Bez telefonów i dostępu do internetu, z ograniczonym do minimum ogrzewaniem i sprzątaniem - tak będzie działał lubelski Uniwersytet Marii Curie-Skłodowskiej przez kilkanaście dni w grudniu i na początku stycznia. Powód? Ogromne zadłużenie wymaga cięcia kosztów.
Lubelska placówka boryka się z poważnymi problemami finansowymi. Zadłużenie UMCS sięgnęło 50 milionów złotych. Stąd szukanie oszczędności wszędzie, gdzie to tylko możliwe.
4 grudnia 2008 r. rektor uniwersytetu, prof. dr hab. Andrzej Dąbrowski wydał rozporządzenie dotyczące nowych zasad działania uniwersytetu UMCS od 23 grudnia 2008 r. do 5 stycznia 2008 r. Możemy w nim przeczytać między innymi, że w tym czasie "wyłączona zostanie międzymiastowa i międzynarodowa łączność telefoniczna oraz łączność internetowa" oraz, że "do niezbędnego minimum ograniczone zostanie ogrzewanie, sprzątanie pomieszczeń uczelni i utrzymanie terenów zewnętrznych".

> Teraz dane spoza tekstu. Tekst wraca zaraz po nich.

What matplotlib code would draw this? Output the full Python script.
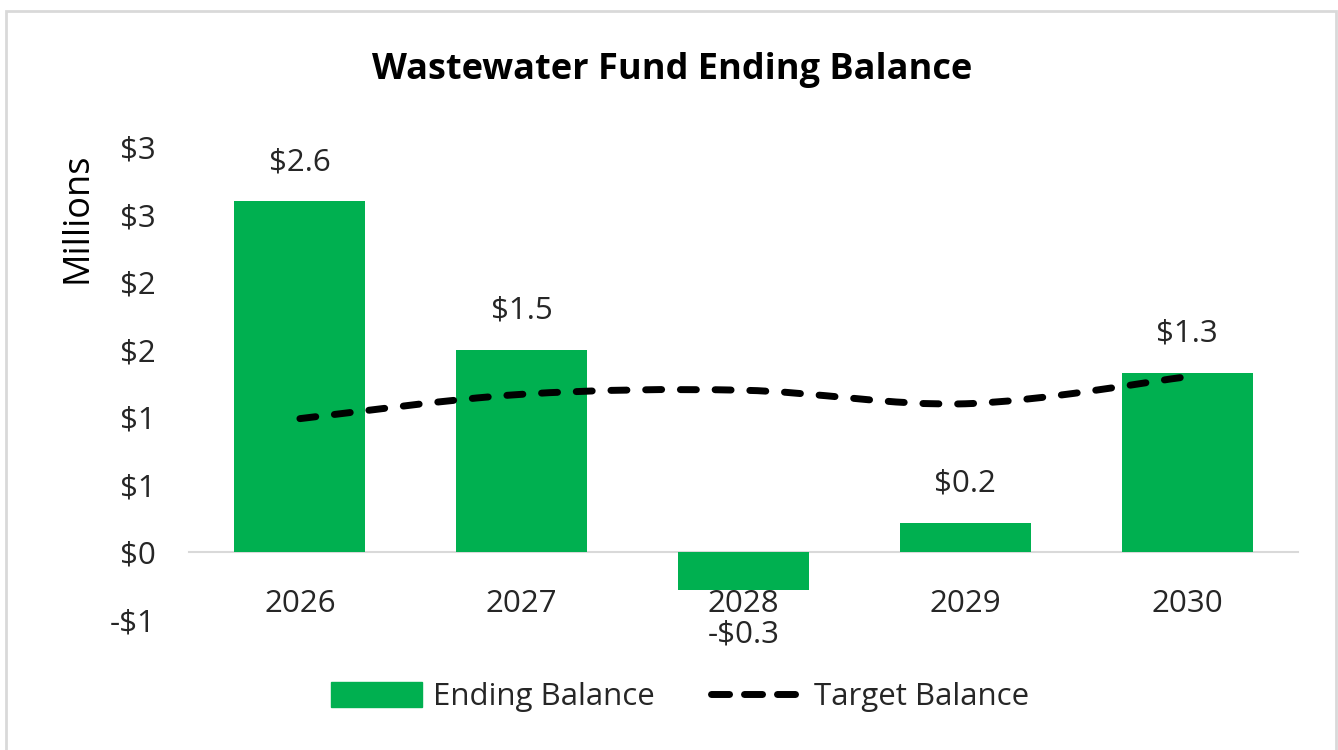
import matplotlib
matplotlib.use("Agg")
import matplotlib.pyplot as plt
from matplotlib.path import Path
from matplotlib.patches import PathPatch, Rectangle
from matplotlib.lines import Line2D
import numpy as np

# data (millions of dollars)
years = ['2026', '2027', '2028', '2029', '2030']
ending_balance = [2.6, 1.5, -0.28, 0.22, 1.33]
bar_labels = ['$2.6', '$1.5', '-$0.3', '$0.2', '$1.3']
target_balance = [0.99, 1.17, 1.20, 1.10, 1.30]
y_ticks = [-0.5, 0, 0.5, 1.0, 1.5, 2.0, 2.5, 3.0]
y_tick_labels = ['-$1', '$0', '$1', '$1', '$2', '$2', '$3', '$3']

GREEN = '#00B050'
TEXT = '#262626'
FONT = 'Open Sans'
FS = 22.5

plt.rcParams['font.family'] = [FONT, 'DejaVu Sans']


def smooth_path(xs, ys):
    """Catmull-Rom style bezier path through the points (like Excel smoothed line)."""
    pts = np.column_stack([xs, ys]).astype(float)
    ext = np.vstack([pts[0], pts, pts[-1]])
    verts = [tuple(pts[0])]
    codes = [Path.MOVETO]
    for i in range(1, len(ext) - 2):
        p0, p1, p2, p3 = ext[i - 1], ext[i], ext[i + 1], ext[i + 2]
        c1 = p1 + (p2 - p0) / 6.0
        c2 = p2 - (p3 - p1) / 6.0
        verts += [tuple(c1), tuple(c2), tuple(p2)]
        codes += [Path.CURVE4] * 3
    return Path(verts, codes)


fig = plt.figure(figsize=(13.38, 7.5), dpi=100)
ax = fig.add_axes([189 / 1338, 1 - 620 / 750, (1298 - 189) / 1338, (620 - 147) / 750])

x = np.arange(len(years))
ax.bar(x, ending_balance, width=0.59, color=GREEN, zorder=2)

line = PathPatch(smooth_path(x, target_balance), fill=False, edgecolor='black',
                 linewidth=5, linestyle=(0, (2.3, 2.7)), capstyle='round', zorder=3)
ax.add_patch(line)

for xi, v, lab in zip(x, ending_balance, bar_labels):
    off = 28 if v >= 0 else -32
    ax.annotate(lab, (xi, v), xytext=(0, off), textcoords='offset points',
                ha='center', va='center', fontsize=FS, color=TEXT)

ax.set_xlim(-0.5, len(years) - 0.5)
ax.set_ylim(-0.5, 3.0)
ax.set_yticks(y_ticks)
ax.set_yticklabels(y_tick_labels)
ax.set_xticks(x)
ax.set_xticklabels(years)
ax.tick_params(axis='both', length=0, labelsize=FS, labelcolor=TEXT)
ax.tick_params(axis='y', pad=24)
ax.tick_params(axis='x', pad=26)
for s in ['top', 'right', 'left']:
    ax.spines[s].set_visible(False)
# category axis sits on the zero line
ax.spines['bottom'].set_position(('data', 0))
ax.spines['bottom'].set_color('#d9d9d9')
ax.spines['bottom'].set_linewidth(1.5)
ax.spines['bottom'].set_zorder(1)

fig.text(78 / 1338, 1 - 218 / 750, 'Millions', rotation=90, ha='center', va='center',
         fontsize=26, color='black')
fig.text(672 / 1338, 1 - 70 / 750, 'Wastewater Fund Ending Balance', ha='center',
         va='center', fontsize=26, fontweight='bold', color='black')

handles = [Rectangle((0, 0), 1, 1, color=GREEN),
           Line2D([0], [0], color='black', linewidth=5, linestyle=(0, (2.6, 2.15)),
                  dash_capstyle='round')]
fig.legend(handles, ['Ending Balance', 'Target Balance'], loc='center',
           bbox_to_anchor=(680 / 1338, 1 - 697 / 750), ncol=2, frameon=False,
           fontsize=FS, handlelength=2.9, handleheight=0.86, columnspacing=1.8,
           handletextpad=0.38, labelcolor=TEXT)

fig.patches.append(Rectangle((6 / 1338, -0.05), (1336 - 6) / 1338, 1 - 11 / 750 + 0.05,
                             transform=fig.transFigure, fill=False,
                             edgecolor='#d9d9d9', linewidth=2))

fig.savefig('out.png', dpi=100, facecolor='white')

- Takie zarządzenie zostało wprowadzone ze względu na trudną sytuację finansową uniwersytetu - mówi Joanna Reszko-Zygmunt, rzecznik prasowy placówki w rozmowie z tvn24.pl.
Czy to uratuje uczelnię?
Czy te oszczędności uratują uczelnię? - Na pewno nie pomogą wydostać się całkowicie (z długów - red.), ale każda złotówka jest ważna - ocenia Reszko-Zygmunt. Rzecznik nie umiała powiedzieć, jakiego rzędu kwoty uda się zaoszczędzić w ten sposób. Przyznała jednak, że w porównaniu z długami kwota ta z pewnością będzie niewielka.
Jak wyjść z długów?
Joanna Reszko-Zygmunt zapewnia, że przygotowywany jest plan, który ma wyciągnąć uczelnię z długów. - Obecna ekipa przejęła zarządzanie uniwersytetem od września. Taki plan jest przygotowywany i na najbliższym posiedzeniu senatu (uczelni - red.) zostanie przedstawiony do akceptacji - mówi. Dodaje: "Nie są to zadania, które da się zrealizować w ciągu jednego tygodnia, jednego miesiąca, tylko są to zadania długofalowe". Na konkrety trzeba będzie jednak jeszcze poczekać.
Konkretny poznamy za jakiś czas, teraz wiadomo już, że będzie redukcja etatów. - Analizowana była struktura zatrudnienia w grupie pracowników administracyjnych i w grupie obsługi. Ekipa rektorska będzie szukała oszczędności na zasadzie redukcji etatów po tych osobach, które przechodzą na emeryturę - mówi. Rzecznik zapewnia, że nie będzie zwolnień pracowników naukowych. - Jakość kształcenia przede wszystkim - podkreśla.